◆ Aim of the task ◆
Exactly the lines from the first line of the records to the line holding "plt.rcParams['font.family'] = ['Liberation" should be duplicated, and nothing more; pictures stay out.

* start Material provided *

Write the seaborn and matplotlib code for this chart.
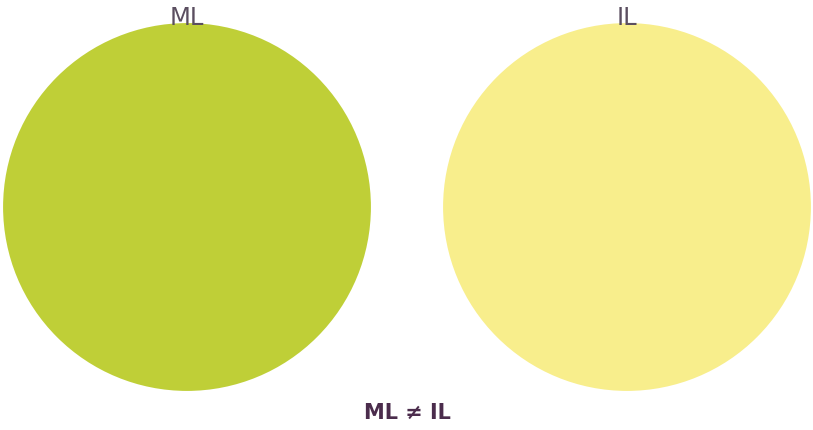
import matplotlib
matplotlib.use("Agg")
import matplotlib.pyplot as plt
from matplotlib.patches import Circle
import seaborn as sns

# Datos
conjuntos = ["ML", "IL"]
colores = ["#BFCF37", "#F8EE8C"]
radio = 0.418
texto_inferior = "ML \u2260 IL"

sns.set_style("white")

fig = plt.figure(figsize=(8.13, 4.30), dpi=100)
ax = fig.add_axes([0, 0, 1, 1])

for i, (nombre, color) in enumerate(zip(conjuntos, colores)):
    ax.add_patch(Circle((i, 0), radio, facecolor=color, edgecolor="none", zorder=1))
    # etiqueta encima del círculo, tocando el borde superior
    ax.text(i, 0.414, nombre, ha="center", va="baseline", fontsize=17.5,
            color="#5B4E60", zorder=2)

ax.text(0.5, -0.467, texto_inferior, ha="center", va="center", fontsize=15,
        fontweight="bold", color="#4B2C4C")

ax.set_xlim(-187 / 440, (813 - 187) / 440)
ax.set_ylim(-(430 - 207) / 440, 207 / 440)
ax.set_aspect("equal")
ax.axis("off")

fig.savefig("out.png", dpi=100)
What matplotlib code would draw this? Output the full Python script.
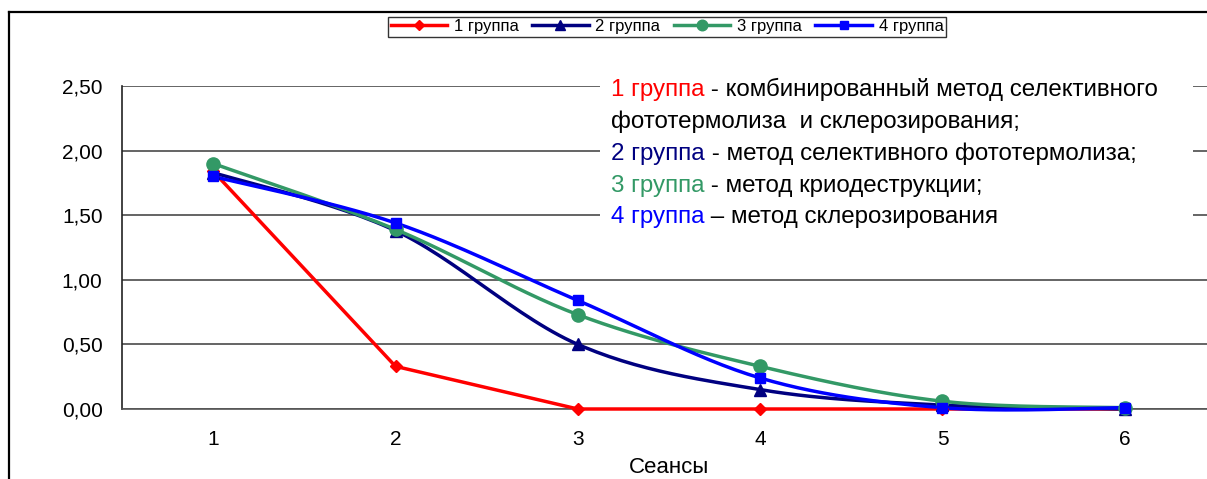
import numpy as np
import matplotlib
matplotlib.use("Agg")
import matplotlib.pyplot as plt
from matplotlib.lines import Line2D
from matplotlib.patches import Rectangle

plt.rcParams['font.family'] = ['Liberation Sans', 'DejaVu Sans']

# ---- data ----
sessions = [1, 2, 3, 4, 5, 6]
group1 = [1.84, 0.33, 0.00, 0.00, 0.00, 0.00]
group2 = [1.83, 1.38, 0.50, 0.15, 0.03, 0.00]
group3 = [1.90, 1.39, 0.73, 0.33, 0.06, 0.01]
group4 = [1.80, 1.44, 0.84, 0.24, 0.01, 0.01]
series_names = ["1 группа", "2 группа", "3 группа", "4 группа"]
y_ticks = [0.0, 0.5, 1.0, 1.5, 2.0, 2.5]
y_tick_labels = ["0,00", "0,50", "1,00", "1,50", "2,00", "2,50"]
x_label = "Сеансы"
notes = [
    [("1 группа", "#FF0000"), (" - комбинированный метод селективного", "black")],
    [("фототермолиза  и склерозирования;", "black")],
    [("2 группа", "#000080"), (" - метод селективного фототермолиза;", "black")],
    [("3 группа", "#339966"), (" - метод криодеструкции;", "black")],
    [("4 группа", "#0000FF"), (" – метод склерозирования", "black")],
]

colors = ["#FF0000", "#000080", "#339966", "#0000FF"]
markers = ["D", "^", "o", "s"]
msizes = [6.5, 8.5, 9.5, 7]
smooth = [False, True, True, True]


def excel_smooth(x, y, n=30):
    x = np.asarray(x, float)
    y = np.asarray(y, float)
    xs, ys = [], []
    m = len(x)
    for i in range(m - 1):
        p0 = np.array([x[max(i - 1, 0)], y[max(i - 1, 0)]])
        p1 = np.array([x[i], y[i]])
        p2 = np.array([x[i + 1], y[i + 1]])
        p3 = np.array([x[min(i + 2, m - 1)], y[min(i + 2, m - 1)]])
        c1 = p1 + (p2 - p0) / 6.0
        c2 = p2 - (p3 - p1) / 6.0
        t = np.linspace(0, 1, n)[:, None]
        pts = ((1 - t) ** 3) * p1 + 3 * ((1 - t) ** 2) * t * c1 + 3 * (1 - t) * t ** 2 * c2 + t ** 3 * p2
        xs.extend(pts[:, 0])
        ys.extend(pts[:, 1])
    return np.array(xs), np.array(ys)


W, H = 1207, 479
fig = plt.figure(figsize=(W / 100, H / 100), dpi=100)
fig.patch.set_facecolor("white")

ax_left, ax_right, ax_top, ax_bottom = 122, 1216, 86, 409
ax = fig.add_axes([ax_left / W, 1 - ax_bottom / H, (ax_right - ax_left) / W, (ax_bottom - ax_top) / H])
ax.set_xlim(0.5, 6.5)
ax.set_ylim(0, 2.5)

for v in y_ticks:
    ax.axhline(v, color="#3a3a3a", lw=1.1, zorder=0.5)

ax.set_yticks(y_ticks)
ax.set_yticklabels(y_tick_labels)
ax.set_xticks(sessions)
ax.set_xticklabels([str(s) for s in sessions])
ax.tick_params(axis="both", length=0, labelsize=15, colors="black")
ax.tick_params(axis="y", pad=14)
ax.tick_params(axis="x", pad=15)
for s in ["top", "right"]:
    ax.spines[s].set_visible(False)
ax.spines["left"].set_color("#222222")
ax.spines["bottom"].set_color("#555555")
ax.spines["left"].set_linewidth(1.2)
ax.spines["bottom"].set_linewidth(1.2)
ax.set_xlabel(x_label, fontsize=16, labelpad=6)

# white box behind notes
box = Rectangle((600 / W, 1 - 237 / H), (1193 - 600) / W, (237 - 68) / H,
                transform=fig.transFigure, facecolor="white", edgecolor="none", zorder=1)
ax.add_artist(box)
box.set_clip_on(False)

handles = []
for data, c, mk, ms, sm, name in zip([group1, group2, group3, group4], colors, markers, msizes, smooth, series_names):
    if sm:
        xs, ys = excel_smooth(sessions, data)
    else:
        xs, ys = np.array(sessions, float), np.array(data, float)
    ax.plot(xs, ys, color=c, lw=2.5, zorder=3, clip_on=False)
    ax.plot(sessions, data, linestyle="none", marker=mk, ms=ms, color=c, zorder=4, clip_on=False)
    handles.append(Line2D([], [], color=c, lw=2.5, marker=mk, ms=ms * 0.8))

leg = fig.legend(handles, series_names, loc="center", bbox_to_anchor=(667 / W, 1 - 26.5 / H), ncol=4,
                 fontsize=12, frameon=True, fancybox=False, handlelength=3.4, handletextpad=0.4,
                 columnspacing=0.8, borderpad=0.15, borderaxespad=0)
leg.get_frame().set_edgecolor("black")
leg.get_frame().set_linewidth(1.0)

# chart area border
fig.add_artist(Line2D([9 / W, 1], [1 - 12 / H, 1 - 12 / H], color="black", lw=1.6, transform=fig.transFigure))
fig.add_artist(Line2D([9 / W, 9 / W], [0, 1 - 12 / H], color="black", lw=1.6, transform=fig.transFigure))

# notes text
baselines = [96, 128, 160, 192, 223]
x0 = 611
fig.canvas.draw()
renderer = fig.canvas.get_renderer()
for parts, yb in zip(notes, baselines):
    xpix = x0
    for txt, col in parts:
        t = fig.text(xpix / W, 1 - yb / H, txt, color=col, fontsize=17.4, ha="left", va="baseline", zorder=5)
        bb = t.get_window_extent(renderer)
        xpix += bb.width

fig.savefig("out.png", dpi=100)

* end Material provided *

◆ Exercise answer ◆
Write the seaborn and matplotlib code for this chart.
import matplotlib
matplotlib.use("Agg")
import matplotlib.pyplot as plt
from matplotlib.patches import Circle
import seaborn as sns

# Datos
conjuntos = ["ML", "IL"]
colores = ["#BFCF37", "#F8EE8C"]
radio = 0.418
texto_inferior = "ML \u2260 IL"

sns.set_style("white")

fig = plt.figure(figsize=(8.13, 4.30), dpi=100)
ax = fig.add_axes([0, 0, 1, 1])

for i, (nombre, color) in enumerate(zip(conjuntos, colores)):
    ax.add_patch(Circle((i, 0), radio, facecolor=color, edgecolor="none", zorder=1))
    # etiqueta encima del círculo, tocando el borde superior
    ax.text(i, 0.414, nombre, ha="center", va="baseline", fontsize=17.5,
            color="#5B4E60", zorder=2)

ax.text(0.5, -0.467, texto_inferior, ha="center", va="center", fontsize=15,
        fontweight="bold", color="#4B2C4C")

ax.set_xlim(-187 / 440, (813 - 187) / 440)
ax.set_ylim(-(430 - 207) / 440, 207 / 440)
ax.set_aspect("equal")
ax.axis("off")

fig.savefig("out.png", dpi=100)
What matplotlib code would draw this? Output the full Python script.
import numpy as np
import matplotlib
matplotlib.use("Agg")
import matplotlib.pyplot as plt
from matplotlib.lines import Line2D
from matplotlib.patches import Rectangle

plt.rcParams['font.family'] = ['Liberation Sans', 'DejaVu Sans']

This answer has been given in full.